Publication information
- Stars in: Fiddle O'Diddle
- First appearance: Issue XXXX (c. 1983)
- Last appearance: 2004
- Also appeared in: The Dandy Annual

Main Character
- Name: Fiddle O'Diddle

Characters
- Regular characters: Muldoon

= Fiddle O Diddle =

British comic strip

Fiddle O' Diddle was a British comic strip in The Dandy about a mischievous leprechaun who liked to diddle people, especially the gypsy Muldoon. Muldoon was penniless and clothesless, and Diddle thrived off the gypsy's attempts to get his gold. The strip has awful geographical accuracy, with one of the characters once welcoming "our good neighbours, Cuba". The strip started in autumn 1993, and continued until the 2004 revamp, with it reappearing in the 2012 annual.
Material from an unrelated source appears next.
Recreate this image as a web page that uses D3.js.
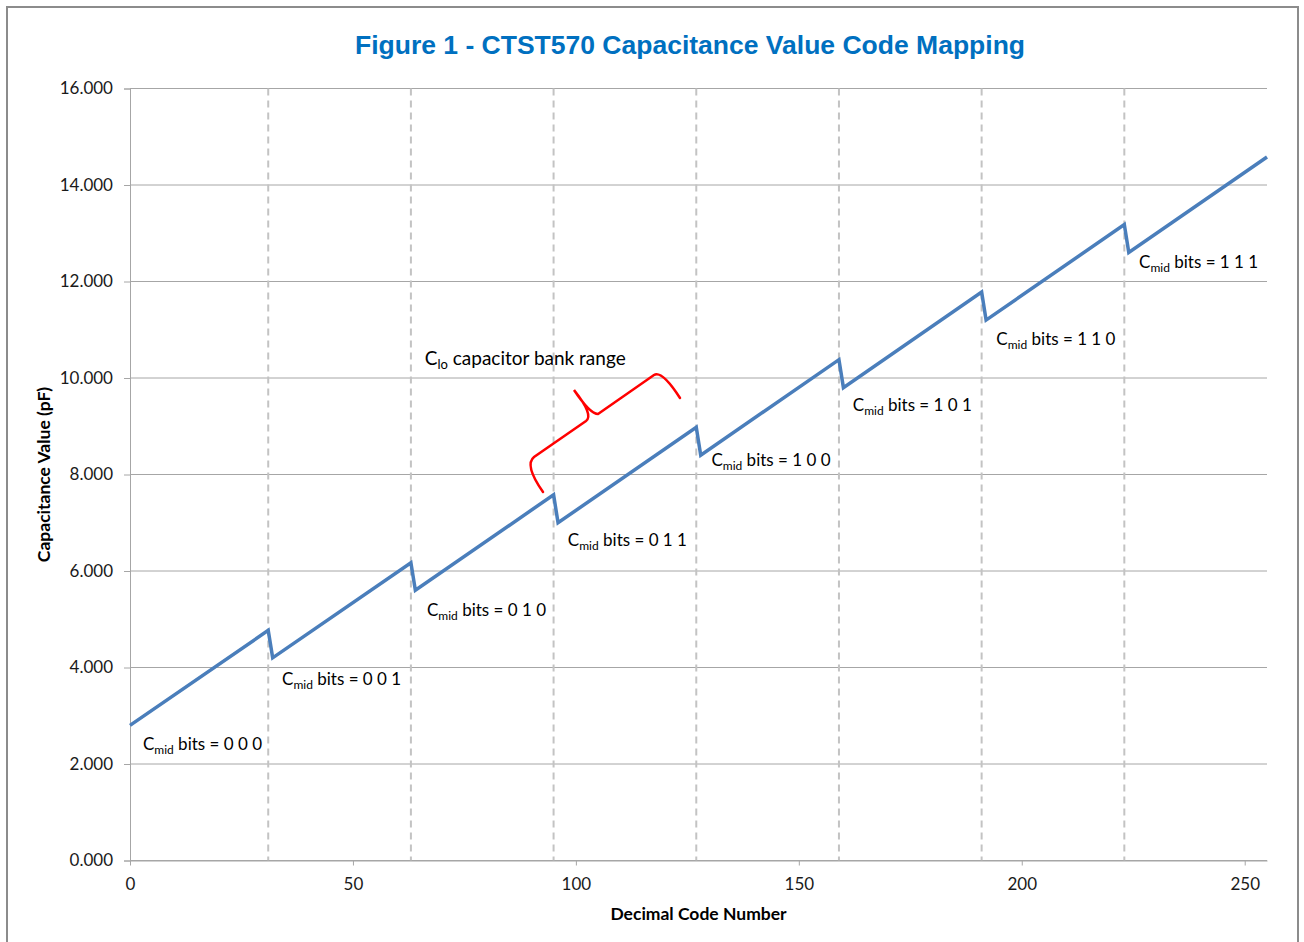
<!DOCTYPE html>
<html>
<head>
<meta charset="utf-8">
<script src="https://cdn.jsdelivr.net/npm/d3@7"></script>
<style>
  body { margin: 0; background: #fff; }
  text { fill: #000; }
</style>
</head>
<body>
<div id="vis"></div>
<script>
// Frame constants
const FRAME_WIDTH = 1304;
const FRAME_HEIGHT = 942;
const MARGINS = {left: 130, right: 37, top: 88.5, bottom: 81.5};
const VIS_WIDTH = FRAME_WIDTH - MARGINS.left - MARGINS.right;
const VIS_HEIGHT = FRAME_HEIGHT - MARGINS.top - MARGINS.bottom;
const BODY_FONT = "Lato, 'Open Sans', sans-serif";

// data: each Cmid segment runs 32 codes, linear in code
const segFirstCode = [0, 32, 64, 96, 128, 160, 192, 224];
const segLastCode = [31, 63, 95, 127, 159, 191, 223, 255];
const segStartValue = [2.80, 4.20, 5.60, 7.00, 8.40, 9.80, 11.20, 12.60];
const segEndValue = [4.77, 6.17, 7.58, 8.98, 10.38, 11.78, 13.18, 14.58];

// dashed boundaries between segments
const boundaryCodes = [31, 63, 95, 127, 159, 191, 223];

// tick labels
const xTicks = [0, 50, 100, 150, 200, 250];
const yTicks = [0, 2, 4, 6, 8, 10, 12, 14, 16];

// segment labels (anchored in data units)
const labelBits = ["0 0 0", "0 0 1", "0 1 0", "0 1 1", "1 0 0", "1 0 1", "1 1 0", "1 1 1"];
const labelCode = [2.9, 34.1, 66.6, 98.2, 130.4, 162.1, 194.3, 226.3];
const labelValue = [2.28, 3.64, 5.07, 6.52, 8.17, 9.31, 10.68, 12.28];

// red brace, in data units
const braceStart = [92.63, 7.637];
const braceParts = [
  ["Q", [88.37, 8.197], [90.61, 8.363]],
  ["L", [102.27, 9.109]],
  ["Q", [104.06, 9.233], [99.58, 9.751]],
  ["Q", [103.17, 9.254], [104.96, 9.254]],
  ["L", [117.52, 10.062]],
  ["Q", [119.31, 10.166], [123.35, 9.585]]
];

const FRAME = d3.select("#vis")
  .append("svg")
    .attr("width", FRAME_WIDTH)
    .attr("height", FRAME_HEIGHT)
    .style("font-family", BODY_FONT);

// outer chart border
FRAME.append("rect")
  .attr("x", 7).attr("y", 7)
  .attr("width", 1291).attr("height", 960)
  .attr("fill", "#fff")
  .attr("stroke", "#8c8c8c")
  .attr("stroke-width", 2);

const X_SCALE = d3.scaleLinear().domain([0, 255]).range([MARGINS.left, MARGINS.left + VIS_WIDTH]);
const Y_SCALE = d3.scaleLinear().domain([0, 16]).range([MARGINS.top + VIS_HEIGHT, MARGINS.top]);

// horizontal gridlines
FRAME.append("g")
  .selectAll("line")
  .data(yTicks)
  .enter()
  .append("line")
    .attr("x1", X_SCALE(0))
    .attr("x2", X_SCALE(255))
    .attr("y1", (d) => Y_SCALE(d))
    .attr("y2", (d) => Y_SCALE(d))
    .attr("stroke", "#a6a6a6")
    .attr("stroke-width", 1);

// dashed segment boundaries
FRAME.append("g")
  .selectAll("line")
  .data(boundaryCodes)
  .enter()
  .append("line")
    .attr("x1", (d) => X_SCALE(d))
    .attr("x2", (d) => X_SCALE(d))
    .attr("y1", Y_SCALE(16))
    .attr("y2", Y_SCALE(0))
    .attr("stroke", "#c3c3c3")
    .attr("stroke-width", 2)
    .attr("stroke-dasharray", "7,5");

// y axis
const yAxis = FRAME.append("g")
  .attr("transform", "translate(" + MARGINS.left + ",0)")
  .call(d3.axisLeft(Y_SCALE).tickValues(yTicks).tickFormat(d3.format(".3f")).tickSize(6).tickPadding(11));
yAxis.select(".domain").attr("stroke", "#a6a6a6");
yAxis.selectAll(".tick line").attr("stroke", "#a6a6a6");
yAxis.selectAll("text").style("font-size", "17px").style("fill", "#1a1a1a")
  .style("font-family", BODY_FONT);

// x axis
const xAxis = FRAME.append("g")
  .attr("transform", "translate(0," + Y_SCALE(0) + ")")
  .call(d3.axisBottom(X_SCALE).tickValues(xTicks).tickSize(5).tickPadding(12).tickSizeOuter(0));
xAxis.select(".domain").attr("stroke", "#a6a6a6");
xAxis.selectAll(".tick line").attr("stroke", "#a6a6a6");
xAxis.selectAll("text").style("font-size", "17px").style("fill", "#1a1a1a")
  .style("font-family", BODY_FONT);

// build the sawtooth points from segment ends
const points = [];
segFirstCode.forEach((c, i) => {
  points.push([c, segStartValue[i]]);
  points.push([segLastCode[i], segEndValue[i]]);
});

const line = d3.line()
  .x((d) => X_SCALE(d[0]))
  .y((d) => Y_SCALE(d[1]));

FRAME.append("path")
  .datum(points)
  .attr("d", line)
  .attr("fill", "none")
  .attr("stroke", "#4a7ebb")
  .attr("stroke-width", 3.5)
  .attr("stroke-linejoin", "miter");

// segment labels
const labels = FRAME.append("g")
  .selectAll("text")
  .data(labelBits)
  .enter()
  .append("text")
    .attr("x", (d, i) => X_SCALE(labelCode[i]))
    .attr("y", (d, i) => Y_SCALE(labelValue[i]))
    .style("font-size", "17px");
labels.append("tspan").text("C");
labels.append("tspan").style("font-size", "12px").attr("dy", 4).text("mid");
labels.append("tspan").attr("dy", -4).text((d) => " bits = " + d);

// brace annotation
const bp = d3.path();
bp.moveTo(X_SCALE(braceStart[0]), Y_SCALE(braceStart[1]));
braceParts.forEach((p) => {
  if (p[0] === "L") {
    bp.lineTo(X_SCALE(p[1][0]), Y_SCALE(p[1][1]));
  } else {
    bp.quadraticCurveTo(X_SCALE(p[1][0]), Y_SCALE(p[1][1]), X_SCALE(p[2][0]), Y_SCALE(p[2][1]));
  }
});
FRAME.append("path")
  .attr("d", bp.toString())
  .attr("fill", "none")
  .attr("stroke", "#ff0000")
  .attr("stroke-width", 2.5)
  .attr("stroke-linecap", "round");

const clo = FRAME.append("text")
  .attr("x", X_SCALE(66.1))
  .attr("y", Y_SCALE(10.27))
  .style("font-size", "19px");
clo.append("tspan").text("C");
clo.append("tspan").style("font-size", "13px").attr("dy", 4).text("lo");
clo.append("tspan").attr("dy", -4).text(" capacitor bank range");

// title
FRAME.append("text")
  .attr("x", 690)
  .attr("y", 54)
  .attr("text-anchor", "middle")
  .style("font-family", "'Liberation Sans', Arial, sans-serif")
  .style("font-weight", "bold")
  .style("font-size", "26.5px")
  .style("fill", "#0070c0")
  .text("Figure 1 - CTST570 Capacitance Value Code Mapping");

// axis titles
FRAME.append("text")
  .attr("x", (X_SCALE(0) + X_SCALE(255)) / 2)
  .attr("y", 920)
  .attr("text-anchor", "middle")
  .style("font-weight", "bold")
  .style("font-size", "17.5px")
  .text("Decimal Code Number");

FRAME.append("text")
  .attr("transform", "translate(50," + (Y_SCALE(8)) + ") rotate(-90)")
  .attr("text-anchor", "middle")
  .style("font-weight", "bold")
  .style("font-size", "17.5px")
  .text("Capacitance Value (pF)");
</script>
</body>
</html>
The strip was drawn by Tom Paterson for the most part, and the 2012 annual story was drawn by Nik Holmes. He also appeared as an X Factor contestant being praised by Louis Walsh, in The Dandy that year.

==Ethnic controversy==
In February 1999 calls were sent in to the Joe Duffy's Liveline Show complaining about the strip portraying the Irish as stupid. The offending strip saw Fiddle attempting to grow black puddings on a tree. The then Dandy editor, Morris Heggie, reacted to these comments saying "I got the idea for Fiddle O'Diddle at an Irish comic fair. Fiddle O'Diddle is the smartest leprechaun in Rathprune and most stories are about people trying to catch him to get a crock of gold." The accusations were proved unfounded.